The commission said that the objective of the Dutch scheme is to reduce the nitrogen (N) deposition caused by farming activities in “overburdened Natura 2000 sites” in the country.
As part of the scheme, farmers would be paid for voluntarily relocating their activities from to another location in the Netherlands or in the rest of the EU.
Dutch farmers
According to the commission, the scheme, which will run until July 2029, will be open to small and medium-sized livestock farmers in the Netherlands that voluntarily relocate their breeding activities.
Farmers will be deemed eligible for compensation provided that their sites’ nitrogen deposition load amounts to at least 2.500 moles of nitrogen per year.
The direct grants to farmers will cover up to 100% of the eligible costs, including carrying out a feasibility study on relocation, costs for dismantling, removal, rebuilding, or takeover of other existing facilities.

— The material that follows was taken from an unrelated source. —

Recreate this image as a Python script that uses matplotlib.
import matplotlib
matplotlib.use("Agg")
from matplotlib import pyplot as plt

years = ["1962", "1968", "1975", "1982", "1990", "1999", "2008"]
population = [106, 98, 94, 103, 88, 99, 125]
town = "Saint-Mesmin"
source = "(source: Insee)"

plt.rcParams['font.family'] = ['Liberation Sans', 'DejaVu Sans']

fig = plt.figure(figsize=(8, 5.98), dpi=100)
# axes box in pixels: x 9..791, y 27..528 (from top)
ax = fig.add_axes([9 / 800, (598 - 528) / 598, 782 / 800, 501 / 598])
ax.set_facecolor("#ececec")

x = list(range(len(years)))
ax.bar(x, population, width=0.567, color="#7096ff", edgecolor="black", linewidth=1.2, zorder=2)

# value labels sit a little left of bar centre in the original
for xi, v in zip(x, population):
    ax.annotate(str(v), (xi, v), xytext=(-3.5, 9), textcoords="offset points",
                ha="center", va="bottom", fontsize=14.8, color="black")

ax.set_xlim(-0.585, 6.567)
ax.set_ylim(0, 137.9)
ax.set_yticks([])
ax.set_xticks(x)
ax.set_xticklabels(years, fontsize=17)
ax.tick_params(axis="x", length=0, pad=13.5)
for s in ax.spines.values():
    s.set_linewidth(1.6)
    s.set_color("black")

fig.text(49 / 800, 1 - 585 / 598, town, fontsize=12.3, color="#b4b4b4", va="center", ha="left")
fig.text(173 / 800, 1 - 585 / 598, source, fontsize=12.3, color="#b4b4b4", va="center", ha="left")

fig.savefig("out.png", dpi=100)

The grant will also cover the cost of returning the abandoned site to an “environmentally satisfactory state”.
In approving the scheme under EU State Aid rules, the commission found that the scheme is “necessary and appropriate” to achieve “the sustainable and environmentally friendly development of livestock farming, while supporting the objectives of the European Green Deal”.
The commission concluded that the scheme is “proportionate, as it is limited to the minimum necessary, and will have a limited impact on competition and trade in the EU”.
Scheme
In April, the commission approved a proposal to increase the funding for two exit schemes aimed at Dutch livestock farmers.
The main objective of the LBV and LBV plus schemes, which were given the green light in May 2023, is also to reduce nitrogen deposition in “overburdened Natura 2000 protected areas”.
Under these measures livestock farmers are compensated for the voluntary definitive closure of cattle breeding sites.
The schemes are open to small and medium-sized livestock farmers in the Netherlands who permanently close farms on sites where nitrogen deposition load exceeds certain minimum levels.
Farmers who avail of the schemes, which are due to run until February 2028, must also agree that they will not start a similar breeding programme anywhere else in the Netherlands or in the European Union (EU).